RESISTENZA DISPERATA
Nel frattempo, Lumumba cercò senza successo il consenso dell’opinione pubblica internazionale perché facesse pressione sui governi coinvolti, indicendo numerose conferenze stampa con i giornalisti europei. Tuttavia, la stampa belga mise in atto una vera e propria campagna diffamatoria per dipingere il leader africano come un pericolo e per addossargli tutta la colpa dei disordini e delle violenze subite dalla popolazione europea dopo l’indipendenza. «Lumumba è un barbaro mefistofelico, con gli occhi che roteano da dietro gli occhiali - disse un giornalista -. C’è qualcosa di terrificante in quest’uomo: ha la testa di un Lenin africano».
Il 5 settembre 1960, sotto le pressioni di Washington e Bruxelles, il presidente Kasavubu destituì Lumumba dal suo incarico di primo ministro per metterlo agli arresti domiciliari. Tuttavia, Lumumba riuscì a fuggire a Stanleyville (ora Kisangani), città strategicamente importante per il controllo dell’intero paese, perché centro nevralgico delle comunicazioni, e a organizzare diversi incontri di piazza per invitare la popolazione a sollevarsi contro i «politici congolesi venduti all’Occidente».

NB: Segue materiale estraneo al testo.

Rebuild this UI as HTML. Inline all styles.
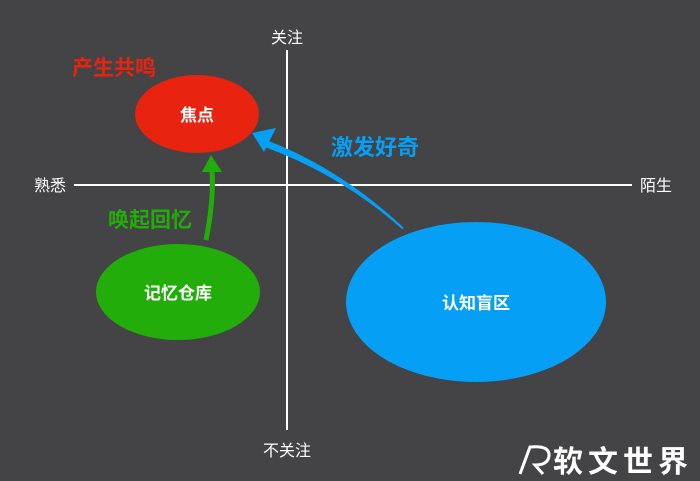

Il 29 dello stesso mese, il posto di primo ministro fu occupato, con un colpo di stato, dal ministro della Difesa e capo di stato maggiore dell’esercito Joseph Desiré Mobutu, che diede vita a un governo provvisorio, subito riconosciuto dal presidente Kasavubu, felice di mettere il ministro destituito definitivamente fuori gioco.
Il 2 dicembre i soldati di Mobutu rapirono Lumumba che, invece di essere imprigionato a Léopoldville, fu portato a Elisabethville (ora Lubumbashi) e consegnato ai militari belgi che combattevano a fianco di Ciombe, i quali lo torturarono e lo fucilarono. Quello che successe dopo lo sappiamo già.
Lumumba aveva 36 anni e le circostanze della sua morte sono rimaste avvolte nel mistero fino a qualche anno fa: quando ormai i suoi assassini erano morti o troppo anziani per essere processati da un tribunale regolare. «Con la morte di Lumumba - commenta un attivista dei diritti umani - statunitensi e belgi si sono comportati come quelli stessi ufficiali nazisti, contro i quali avevano combattuto qualche anno prima in Europa in nome della libertà».